● **Task input**:
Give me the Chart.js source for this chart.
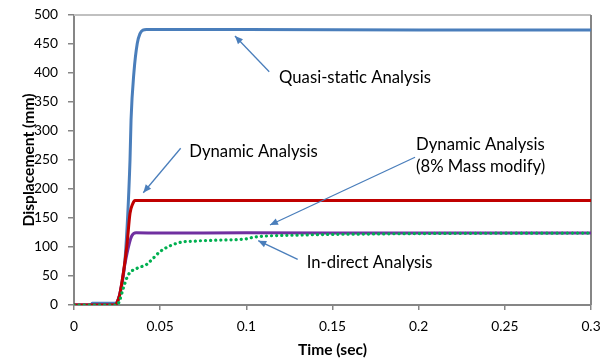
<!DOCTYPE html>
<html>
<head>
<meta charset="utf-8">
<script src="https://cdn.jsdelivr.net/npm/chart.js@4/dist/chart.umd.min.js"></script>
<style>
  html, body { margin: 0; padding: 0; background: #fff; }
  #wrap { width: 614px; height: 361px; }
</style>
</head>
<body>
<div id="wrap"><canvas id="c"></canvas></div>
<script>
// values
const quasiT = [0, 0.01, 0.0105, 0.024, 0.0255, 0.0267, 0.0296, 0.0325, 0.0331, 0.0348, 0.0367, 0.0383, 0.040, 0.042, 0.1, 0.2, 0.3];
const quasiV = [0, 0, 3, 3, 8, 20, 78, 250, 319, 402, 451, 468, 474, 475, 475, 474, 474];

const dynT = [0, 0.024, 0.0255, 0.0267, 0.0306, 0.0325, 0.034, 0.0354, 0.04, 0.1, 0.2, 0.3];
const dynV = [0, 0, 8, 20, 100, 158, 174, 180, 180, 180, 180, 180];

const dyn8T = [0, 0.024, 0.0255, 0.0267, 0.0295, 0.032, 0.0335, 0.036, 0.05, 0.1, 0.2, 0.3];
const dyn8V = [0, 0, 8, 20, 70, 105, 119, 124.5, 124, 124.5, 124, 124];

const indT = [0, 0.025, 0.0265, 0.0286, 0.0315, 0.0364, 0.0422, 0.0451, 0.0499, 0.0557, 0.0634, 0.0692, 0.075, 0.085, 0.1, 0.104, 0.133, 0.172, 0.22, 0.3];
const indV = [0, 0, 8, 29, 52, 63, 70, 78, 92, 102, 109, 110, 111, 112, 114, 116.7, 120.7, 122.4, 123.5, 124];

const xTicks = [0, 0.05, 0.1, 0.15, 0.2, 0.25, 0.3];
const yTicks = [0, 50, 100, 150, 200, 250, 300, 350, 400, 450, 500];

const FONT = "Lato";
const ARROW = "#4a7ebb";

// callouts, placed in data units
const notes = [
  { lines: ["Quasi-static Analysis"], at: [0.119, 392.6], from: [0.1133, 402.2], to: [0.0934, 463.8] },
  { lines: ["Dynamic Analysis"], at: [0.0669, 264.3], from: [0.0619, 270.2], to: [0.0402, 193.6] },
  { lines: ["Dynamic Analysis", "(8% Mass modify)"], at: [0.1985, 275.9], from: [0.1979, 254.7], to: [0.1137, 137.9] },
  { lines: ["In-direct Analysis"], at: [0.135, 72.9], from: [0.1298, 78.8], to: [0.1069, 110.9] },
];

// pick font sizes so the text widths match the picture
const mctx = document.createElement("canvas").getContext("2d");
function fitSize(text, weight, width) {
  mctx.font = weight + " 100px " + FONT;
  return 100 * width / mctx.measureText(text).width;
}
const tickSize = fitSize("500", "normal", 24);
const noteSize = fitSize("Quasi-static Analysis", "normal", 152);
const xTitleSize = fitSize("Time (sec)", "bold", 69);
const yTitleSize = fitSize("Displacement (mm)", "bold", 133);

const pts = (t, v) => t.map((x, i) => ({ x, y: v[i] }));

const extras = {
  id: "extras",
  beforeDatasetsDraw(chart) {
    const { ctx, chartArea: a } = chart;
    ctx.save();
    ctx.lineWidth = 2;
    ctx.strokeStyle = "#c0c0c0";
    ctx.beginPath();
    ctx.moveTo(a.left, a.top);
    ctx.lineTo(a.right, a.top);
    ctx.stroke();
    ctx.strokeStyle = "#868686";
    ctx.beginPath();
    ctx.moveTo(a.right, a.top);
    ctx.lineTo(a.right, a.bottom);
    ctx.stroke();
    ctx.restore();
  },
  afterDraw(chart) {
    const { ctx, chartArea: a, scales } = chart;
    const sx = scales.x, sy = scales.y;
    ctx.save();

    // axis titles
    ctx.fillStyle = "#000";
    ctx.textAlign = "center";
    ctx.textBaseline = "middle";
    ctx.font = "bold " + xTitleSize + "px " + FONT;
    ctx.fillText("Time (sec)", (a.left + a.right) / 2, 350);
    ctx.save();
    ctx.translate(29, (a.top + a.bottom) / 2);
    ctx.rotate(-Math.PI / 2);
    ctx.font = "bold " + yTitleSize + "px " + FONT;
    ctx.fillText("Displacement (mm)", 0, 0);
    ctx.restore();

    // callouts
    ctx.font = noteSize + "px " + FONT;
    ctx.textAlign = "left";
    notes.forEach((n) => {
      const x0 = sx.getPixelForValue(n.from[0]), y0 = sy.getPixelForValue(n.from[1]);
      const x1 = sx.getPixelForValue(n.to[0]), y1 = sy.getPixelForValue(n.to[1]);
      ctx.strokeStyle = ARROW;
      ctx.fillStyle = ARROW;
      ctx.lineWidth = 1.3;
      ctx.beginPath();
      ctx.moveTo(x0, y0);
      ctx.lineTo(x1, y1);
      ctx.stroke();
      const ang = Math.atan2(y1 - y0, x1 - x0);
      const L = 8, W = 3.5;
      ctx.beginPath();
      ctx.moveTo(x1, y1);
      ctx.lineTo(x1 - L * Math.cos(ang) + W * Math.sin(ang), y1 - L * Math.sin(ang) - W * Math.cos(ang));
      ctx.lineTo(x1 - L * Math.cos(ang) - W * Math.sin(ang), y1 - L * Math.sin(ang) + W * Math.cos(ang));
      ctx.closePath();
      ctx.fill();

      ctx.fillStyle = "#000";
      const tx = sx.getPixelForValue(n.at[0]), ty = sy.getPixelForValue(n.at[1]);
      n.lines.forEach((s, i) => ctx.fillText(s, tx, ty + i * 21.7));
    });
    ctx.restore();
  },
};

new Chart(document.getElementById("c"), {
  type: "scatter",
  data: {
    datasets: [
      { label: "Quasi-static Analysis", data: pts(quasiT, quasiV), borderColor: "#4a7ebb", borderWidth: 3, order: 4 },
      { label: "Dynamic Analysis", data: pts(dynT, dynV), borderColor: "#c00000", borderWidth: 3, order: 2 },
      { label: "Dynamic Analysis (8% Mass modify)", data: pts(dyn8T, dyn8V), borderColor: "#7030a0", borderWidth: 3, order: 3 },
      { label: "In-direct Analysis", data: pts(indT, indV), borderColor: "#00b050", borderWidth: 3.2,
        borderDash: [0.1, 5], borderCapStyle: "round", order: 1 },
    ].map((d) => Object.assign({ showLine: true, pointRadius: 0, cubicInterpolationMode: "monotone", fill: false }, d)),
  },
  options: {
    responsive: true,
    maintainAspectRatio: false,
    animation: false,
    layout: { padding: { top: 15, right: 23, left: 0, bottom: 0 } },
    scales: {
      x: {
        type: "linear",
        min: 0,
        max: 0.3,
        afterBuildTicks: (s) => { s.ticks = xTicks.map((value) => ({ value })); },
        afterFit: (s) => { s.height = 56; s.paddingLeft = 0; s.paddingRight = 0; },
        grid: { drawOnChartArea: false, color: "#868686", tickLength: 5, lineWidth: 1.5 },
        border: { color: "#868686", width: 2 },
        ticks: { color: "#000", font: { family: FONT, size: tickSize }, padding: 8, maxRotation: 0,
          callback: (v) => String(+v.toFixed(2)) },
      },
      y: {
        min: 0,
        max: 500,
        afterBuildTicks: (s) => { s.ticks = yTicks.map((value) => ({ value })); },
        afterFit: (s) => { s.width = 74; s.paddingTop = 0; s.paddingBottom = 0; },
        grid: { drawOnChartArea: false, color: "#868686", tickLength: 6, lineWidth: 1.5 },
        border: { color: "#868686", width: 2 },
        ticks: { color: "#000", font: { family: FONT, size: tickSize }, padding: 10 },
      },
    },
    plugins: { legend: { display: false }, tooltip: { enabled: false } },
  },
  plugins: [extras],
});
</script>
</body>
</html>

...

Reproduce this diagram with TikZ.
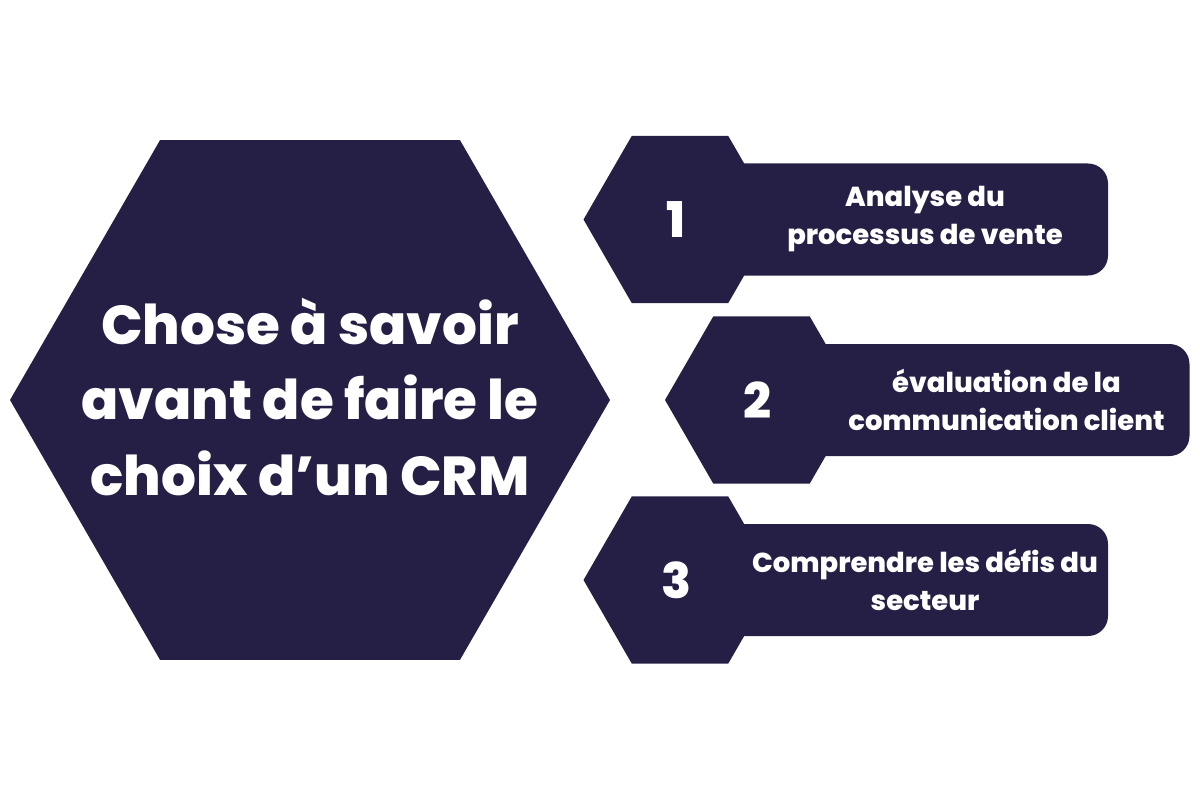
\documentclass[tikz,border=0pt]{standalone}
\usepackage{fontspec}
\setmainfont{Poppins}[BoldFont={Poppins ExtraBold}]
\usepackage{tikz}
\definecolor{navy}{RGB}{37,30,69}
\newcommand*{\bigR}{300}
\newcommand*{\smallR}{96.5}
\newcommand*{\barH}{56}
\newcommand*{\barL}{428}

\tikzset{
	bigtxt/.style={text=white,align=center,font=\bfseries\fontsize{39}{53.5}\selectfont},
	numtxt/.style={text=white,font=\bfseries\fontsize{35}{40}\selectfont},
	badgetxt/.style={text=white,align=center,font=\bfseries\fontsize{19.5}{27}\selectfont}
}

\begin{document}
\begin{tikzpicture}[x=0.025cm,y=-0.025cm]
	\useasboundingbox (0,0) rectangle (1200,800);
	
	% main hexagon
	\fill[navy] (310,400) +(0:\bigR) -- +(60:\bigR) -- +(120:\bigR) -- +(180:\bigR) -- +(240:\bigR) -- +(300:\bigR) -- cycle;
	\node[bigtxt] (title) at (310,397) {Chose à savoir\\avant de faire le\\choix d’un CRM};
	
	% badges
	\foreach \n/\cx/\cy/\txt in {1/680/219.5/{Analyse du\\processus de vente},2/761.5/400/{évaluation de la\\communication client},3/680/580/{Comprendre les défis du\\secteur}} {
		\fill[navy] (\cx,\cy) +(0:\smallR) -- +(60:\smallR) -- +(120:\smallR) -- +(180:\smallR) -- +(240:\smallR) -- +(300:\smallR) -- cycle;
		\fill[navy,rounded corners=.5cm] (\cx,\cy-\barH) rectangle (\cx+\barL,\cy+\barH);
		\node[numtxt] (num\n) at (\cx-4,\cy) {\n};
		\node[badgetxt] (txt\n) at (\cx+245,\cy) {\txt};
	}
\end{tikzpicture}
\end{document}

● **What is asked**: Begin with the line that contains "Give me the Chart.js source for this chart.", end with the line that contains "475, 474, 474];", and set down every line in that range exactly as it stands, minus the pictures.

● **Written solution**:
Give me the Chart.js source for this chart.
<!DOCTYPE html>
<html>
<head>
<meta charset="utf-8">
<script src="https://cdn.jsdelivr.net/npm/chart.js@4/dist/chart.umd.min.js"></script>
<style>
  html, body { margin: 0; padding: 0; background: #fff; }
  #wrap { width: 614px; height: 361px; }
</style>
</head>
<body>
<div id="wrap"><canvas id="c"></canvas></div>
<script>
// values
const quasiT = [0, 0.01, 0.0105, 0.024, 0.0255, 0.0267, 0.0296, 0.0325, 0.0331, 0.0348, 0.0367, 0.0383, 0.040, 0.042, 0.1, 0.2, 0.3];
const quasiV = [0, 0, 3, 3, 8, 20, 78, 250, 319, 402, 451, 468, 474, 475, 475, 474, 474];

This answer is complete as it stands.